The debate over detection probabilities have generated a lot more heat and smoke than light, and there are clearly some very machismo types out there, but I feel like if you read carefully between the lines and into the appendices, we have learned some things about when to use detection probabilities and when not to. The question #4 still remains a major open question just begging for a truly balanced, even-handed assessment. What do you think? Do you use detection probabilities in your work? Do you use them because you think they’re a good idea or because you fear you can’t get your paper published without them?

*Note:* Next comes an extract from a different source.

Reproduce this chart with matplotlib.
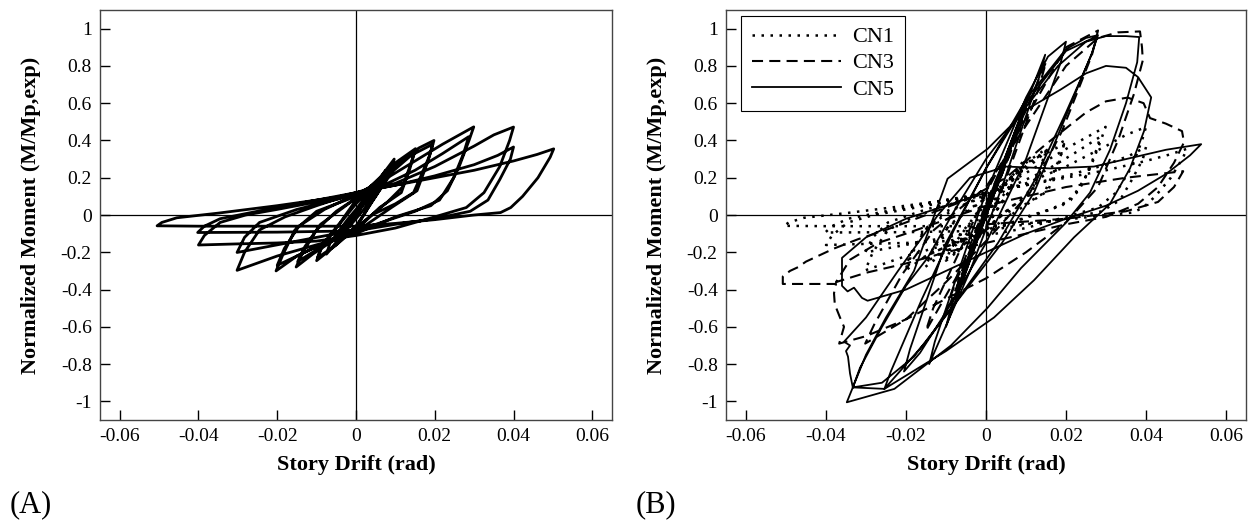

Has your opinion changed with this blog?
*I’m aware there are other kinds of detection probabilities (e.g. distance based) and that what I’m really talking about here are hierarchical detection probabilities – I’m just trying to keep the terminology from getting too thick.
**Although I have to say I found it very ironic that the software code GLMWM provided in an appendix, which uses the R package unmarked, arguably the dominant detection probability estimation software, apparently had enough problems finding optima that they rerun each estimation problem 10 times from different starting points – a pretty sure sign that optima are not easy to find.